DATA SHOWN:

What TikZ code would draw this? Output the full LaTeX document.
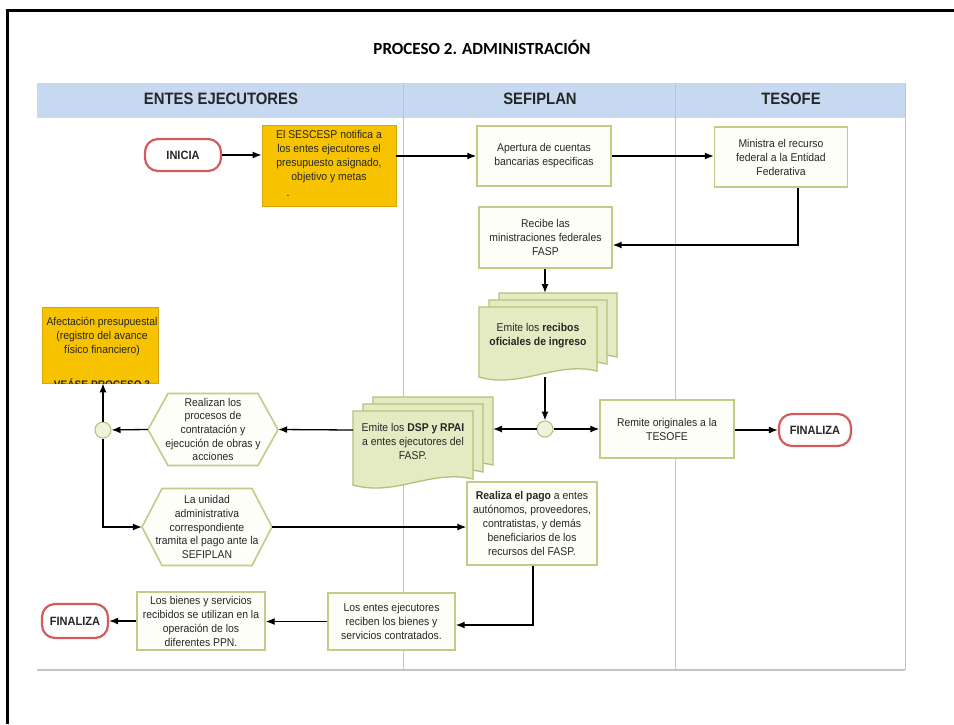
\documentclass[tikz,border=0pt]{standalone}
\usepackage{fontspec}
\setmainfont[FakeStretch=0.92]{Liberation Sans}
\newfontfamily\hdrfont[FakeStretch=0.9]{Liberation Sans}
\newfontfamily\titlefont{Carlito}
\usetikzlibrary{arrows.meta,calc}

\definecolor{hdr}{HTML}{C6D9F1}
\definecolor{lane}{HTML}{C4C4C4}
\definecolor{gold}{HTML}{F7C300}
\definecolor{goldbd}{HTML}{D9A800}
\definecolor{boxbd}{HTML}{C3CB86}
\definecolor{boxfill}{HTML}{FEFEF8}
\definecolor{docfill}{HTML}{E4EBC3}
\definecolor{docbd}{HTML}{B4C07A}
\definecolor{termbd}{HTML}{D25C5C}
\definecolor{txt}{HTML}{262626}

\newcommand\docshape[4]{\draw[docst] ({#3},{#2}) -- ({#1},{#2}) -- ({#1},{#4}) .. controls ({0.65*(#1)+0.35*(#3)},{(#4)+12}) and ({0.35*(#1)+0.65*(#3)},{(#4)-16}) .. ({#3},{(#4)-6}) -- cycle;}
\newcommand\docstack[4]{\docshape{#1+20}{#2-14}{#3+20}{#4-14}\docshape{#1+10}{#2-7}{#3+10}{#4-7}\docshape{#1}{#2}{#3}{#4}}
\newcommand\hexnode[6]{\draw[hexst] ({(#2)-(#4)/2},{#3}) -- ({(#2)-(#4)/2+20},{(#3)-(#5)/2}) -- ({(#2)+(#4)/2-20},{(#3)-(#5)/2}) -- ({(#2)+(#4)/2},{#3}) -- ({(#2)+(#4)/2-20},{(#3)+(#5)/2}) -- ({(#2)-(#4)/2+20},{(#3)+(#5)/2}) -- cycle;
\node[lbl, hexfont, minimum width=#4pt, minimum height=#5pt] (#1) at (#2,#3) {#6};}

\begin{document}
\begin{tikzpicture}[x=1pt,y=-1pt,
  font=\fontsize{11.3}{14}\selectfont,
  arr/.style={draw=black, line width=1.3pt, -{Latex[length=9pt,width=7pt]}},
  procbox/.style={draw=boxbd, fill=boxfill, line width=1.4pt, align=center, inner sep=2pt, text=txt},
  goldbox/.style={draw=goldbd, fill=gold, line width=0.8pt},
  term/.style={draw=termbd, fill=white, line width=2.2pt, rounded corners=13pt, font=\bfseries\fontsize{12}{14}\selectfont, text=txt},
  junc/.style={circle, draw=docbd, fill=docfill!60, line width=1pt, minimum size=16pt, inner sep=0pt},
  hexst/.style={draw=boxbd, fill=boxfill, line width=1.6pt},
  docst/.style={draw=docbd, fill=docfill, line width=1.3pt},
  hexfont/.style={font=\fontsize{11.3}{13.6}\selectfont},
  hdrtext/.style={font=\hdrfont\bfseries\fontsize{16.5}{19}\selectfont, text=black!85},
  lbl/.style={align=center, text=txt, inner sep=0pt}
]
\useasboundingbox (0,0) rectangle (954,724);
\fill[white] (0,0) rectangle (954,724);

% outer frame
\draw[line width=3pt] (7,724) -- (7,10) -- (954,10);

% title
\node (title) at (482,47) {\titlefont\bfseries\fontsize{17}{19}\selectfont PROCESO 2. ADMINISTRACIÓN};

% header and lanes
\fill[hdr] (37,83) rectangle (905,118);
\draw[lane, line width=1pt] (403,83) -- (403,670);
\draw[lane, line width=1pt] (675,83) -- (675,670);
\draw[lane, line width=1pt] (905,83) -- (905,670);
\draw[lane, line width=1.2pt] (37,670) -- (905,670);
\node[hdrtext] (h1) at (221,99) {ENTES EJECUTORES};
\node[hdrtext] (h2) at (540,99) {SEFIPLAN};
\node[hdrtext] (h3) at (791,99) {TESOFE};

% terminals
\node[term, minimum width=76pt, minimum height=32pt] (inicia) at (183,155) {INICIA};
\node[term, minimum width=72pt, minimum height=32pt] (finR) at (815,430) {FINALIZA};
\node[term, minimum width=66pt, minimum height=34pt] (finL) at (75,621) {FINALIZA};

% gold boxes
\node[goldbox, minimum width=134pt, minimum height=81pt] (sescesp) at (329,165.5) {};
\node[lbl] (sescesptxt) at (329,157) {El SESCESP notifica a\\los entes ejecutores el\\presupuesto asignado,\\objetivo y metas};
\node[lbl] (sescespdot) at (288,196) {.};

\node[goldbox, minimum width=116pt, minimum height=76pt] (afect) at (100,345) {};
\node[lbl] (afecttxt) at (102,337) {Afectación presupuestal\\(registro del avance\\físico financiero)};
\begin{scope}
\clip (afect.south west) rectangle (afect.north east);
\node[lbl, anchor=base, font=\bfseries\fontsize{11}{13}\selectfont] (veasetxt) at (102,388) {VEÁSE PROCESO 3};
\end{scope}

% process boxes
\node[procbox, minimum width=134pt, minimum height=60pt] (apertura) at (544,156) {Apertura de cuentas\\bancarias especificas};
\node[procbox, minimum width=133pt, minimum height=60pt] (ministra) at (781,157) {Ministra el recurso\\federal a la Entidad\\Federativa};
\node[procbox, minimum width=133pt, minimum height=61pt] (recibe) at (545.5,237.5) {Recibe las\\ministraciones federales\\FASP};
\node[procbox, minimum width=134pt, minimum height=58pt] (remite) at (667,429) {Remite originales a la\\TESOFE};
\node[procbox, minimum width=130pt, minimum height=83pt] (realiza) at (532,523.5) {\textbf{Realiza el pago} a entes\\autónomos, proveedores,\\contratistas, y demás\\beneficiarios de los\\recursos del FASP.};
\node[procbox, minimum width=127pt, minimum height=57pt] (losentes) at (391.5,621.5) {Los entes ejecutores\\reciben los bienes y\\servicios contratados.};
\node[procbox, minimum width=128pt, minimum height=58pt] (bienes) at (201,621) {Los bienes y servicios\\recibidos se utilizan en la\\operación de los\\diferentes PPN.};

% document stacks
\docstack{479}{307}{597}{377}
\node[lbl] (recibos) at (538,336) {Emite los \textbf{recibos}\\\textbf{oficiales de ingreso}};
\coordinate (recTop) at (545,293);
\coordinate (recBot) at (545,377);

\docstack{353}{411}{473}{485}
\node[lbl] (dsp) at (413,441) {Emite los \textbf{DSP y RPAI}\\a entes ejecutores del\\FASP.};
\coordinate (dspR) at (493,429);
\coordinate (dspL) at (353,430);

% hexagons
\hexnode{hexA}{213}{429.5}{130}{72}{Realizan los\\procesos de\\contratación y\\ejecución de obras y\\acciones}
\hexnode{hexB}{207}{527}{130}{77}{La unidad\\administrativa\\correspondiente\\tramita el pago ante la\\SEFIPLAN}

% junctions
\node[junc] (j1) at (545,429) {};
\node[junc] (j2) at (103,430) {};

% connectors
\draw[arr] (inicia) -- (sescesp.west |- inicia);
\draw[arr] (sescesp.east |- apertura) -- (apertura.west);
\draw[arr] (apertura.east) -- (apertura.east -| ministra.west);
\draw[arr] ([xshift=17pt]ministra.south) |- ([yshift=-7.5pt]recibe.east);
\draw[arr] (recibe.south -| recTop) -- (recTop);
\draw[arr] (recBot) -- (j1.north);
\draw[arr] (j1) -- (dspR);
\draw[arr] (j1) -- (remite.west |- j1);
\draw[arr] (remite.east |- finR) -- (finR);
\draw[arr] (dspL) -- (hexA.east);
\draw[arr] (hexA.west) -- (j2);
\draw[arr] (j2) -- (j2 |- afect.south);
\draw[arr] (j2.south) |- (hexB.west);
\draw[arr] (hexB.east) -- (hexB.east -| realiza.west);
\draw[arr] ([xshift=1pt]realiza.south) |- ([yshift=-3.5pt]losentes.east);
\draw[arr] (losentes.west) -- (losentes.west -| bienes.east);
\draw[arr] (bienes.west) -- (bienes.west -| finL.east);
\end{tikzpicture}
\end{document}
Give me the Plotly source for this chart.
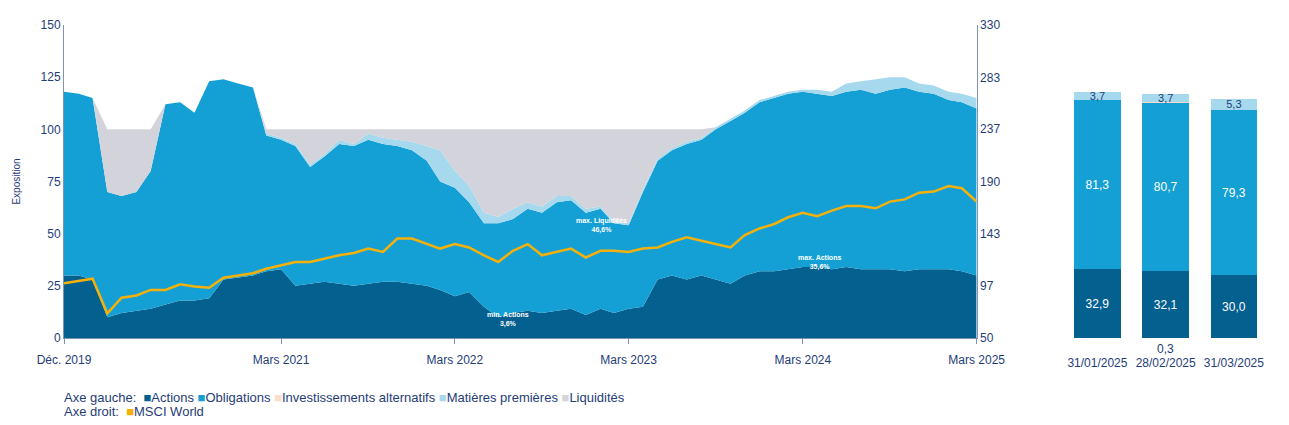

PROBLEM DESCRIPTION:
Take the records from their first line through the line containing "minimum width=#4pt, minimum" and please return exactly those lines, both ends included, minus the pictures.

FINISHED EXERCISE:
What TikZ code would draw this? Output the full LaTeX document.
\documentclass[tikz,border=0pt]{standalone}
\usepackage{fontspec}
\setmainfont[FakeStretch=0.92]{Liberation Sans}
\newfontfamily\hdrfont[FakeStretch=0.9]{Liberation Sans}
\newfontfamily\titlefont{Carlito}
\usetikzlibrary{arrows.meta,calc}

\definecolor{hdr}{HTML}{C6D9F1}
\definecolor{lane}{HTML}{C4C4C4}
\definecolor{gold}{HTML}{F7C300}
\definecolor{goldbd}{HTML}{D9A800}
\definecolor{boxbd}{HTML}{C3CB86}
\definecolor{boxfill}{HTML}{FEFEF8}
\definecolor{docfill}{HTML}{E4EBC3}
\definecolor{docbd}{HTML}{B4C07A}
\definecolor{termbd}{HTML}{D25C5C}
\definecolor{txt}{HTML}{262626}

\newcommand\docshape[4]{\draw[docst] ({#3},{#2}) -- ({#1},{#2}) -- ({#1},{#4}) .. controls ({0.65*(#1)+0.35*(#3)},{(#4)+12}) and ({0.35*(#1)+0.65*(#3)},{(#4)-16}) .. ({#3},{(#4)-6}) -- cycle;}
\newcommand\docstack[4]{\docshape{#1+20}{#2-14}{#3+20}{#4-14}\docshape{#1+10}{#2-7}{#3+10}{#4-7}\docshape{#1}{#2}{#3}{#4}}
\newcommand\hexnode[6]{\draw[hexst] ({(#2)-(#4)/2},{#3}) -- ({(#2)-(#4)/2+20},{(#3)-(#5)/2}) -- ({(#2)+(#4)/2-20},{(#3)-(#5)/2}) -- ({(#2)+(#4)/2},{#3}) -- ({(#2)+(#4)/2-20},{(#3)+(#5)/2}) -- ({(#2)-(#4)/2+20},{(#3)+(#5)/2}) -- cycle;
\node[lbl, hexfont, minimum width=#4pt, minimum height=#5pt] (#1) at (#2,#3) {#6};}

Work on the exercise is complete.